Some demon whispered, "Wilkie, have a mission!"
(Swinburne on Wilkie Collins)
There are various ways you can divide up crime fiction. Greater or lesser realism is certainly one important spectrum; but in practice, the decision of where a book belongs can be complicated. Discussion of Japanese crime fiction often brings up a 'social school', which is supposedly more realistic and more concerned with depicting the nature of the modern world, as opposed to purely puzzle stories. In fact the two classics most often named in this context, Points and Lines (点と線
1958) and Inspector Imanishi Investigates (砂の器 1962) by MATSUMOTO Seichou (松本 清張, 1909-1992), are both distinctly unrealistic, particularly the latter. Nor do they avoid puzzle elements. But (on the basis of these two books) the style does avoid many of the conventions of traditional puzzle stories. There are alibis and tricks of misdirection by the criminal ; but fantastic crimes like locked room murders, fantastic disguises, unusual buildings or other such settings, the appearance of the supernatural etc. do not occur. Some recent Japanese writers particularly cultivate such elements. When SHIMADA Souji (島田荘司, born 1948) gets mentioned, it is often as the forerunner of this style. But the stories that I've read featuring the policeman YOSHIKI Takeshi (吉敷竹史) seem to have more in common with the realist school. From western stories the most comparable figure is perhaps Freeman Wills Crofts: an investigation which goes through a period of orientation, then focuses on one suspect, with a problem like an alibi that still needs solving left to the end; a professional policeman as hero, characterised by stubborn persistance.

The book starts in the 1950's with a night train journey through a wintery Hokkaido landscape. Down the corridor between the seats, in which almost all the few passengers are asleep, a man in clown's makeup, with a strange and unsettling smile, dances silently past. One wakeful passenger hears a shot and goes to the door through which the dancing clown had passed. He meets another passenger coming from the other compartment; and the two deduce that the shot must have come from the locked toilet. They summon the conductor who unlocks the door. There is the clown, surrounded by burning candles, with part of his head blown off. The conductor relocks the door; but some travellers complain that the burning candles are a danger. He reopens it to extinguish them, and finds that the clown has disappeared.

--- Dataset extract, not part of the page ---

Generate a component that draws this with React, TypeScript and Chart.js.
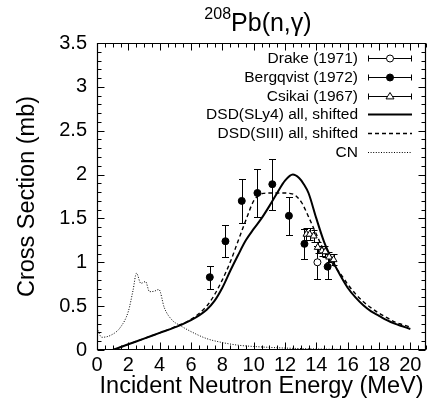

The story moves to the present day, where a homeless man, less that 1.50 m. high, wanders round Tokyo playing his harmonica at train travellers, but seeking no money. He wanders into backstreets near Asakusa and, apparently in an argument over change, stabs the owner of a small shop. Yoshiki suspects there must be more to the story and finds that the man had previously been wrongly imprisoned for murder. Another prisoner remembers the stories that the man had written, which in turn prove to be reflections of an impossible event in Hokkaido thirty years ago, when the man had been a clown in the circus there. Indeed the events of the night include not only the locked room mystery, but a corpse returned to life, an invisible giant with glowing eyes, and a force that hurls one carriage off the rails.
The final explanation has a wealth of ideas, with a train alibi added to the problem for good measure. But a lot of the explanation comes down to coincidence. The solution to the locked room is not very credible, but it will probably occur to readers. The worst problem for me is that the motivation just doesn't seem to make sense. Even if it did, the mix of social mystery and fantastic mystery feels like a well meaning lapse of judgement.
A core element of the back story is the Japanese kidnapping and use as forced labour of Korean civilians and associated crimes in the period of military rule. Yoshiki is portrayed as someone with no idea of this part of history, which might imply that Shimada expects other Japanese readers to be similarly ill informed. (On the other hand, Yoshiki's role in the novel is generally that of an ignorant but interested listener, whatever the subject.)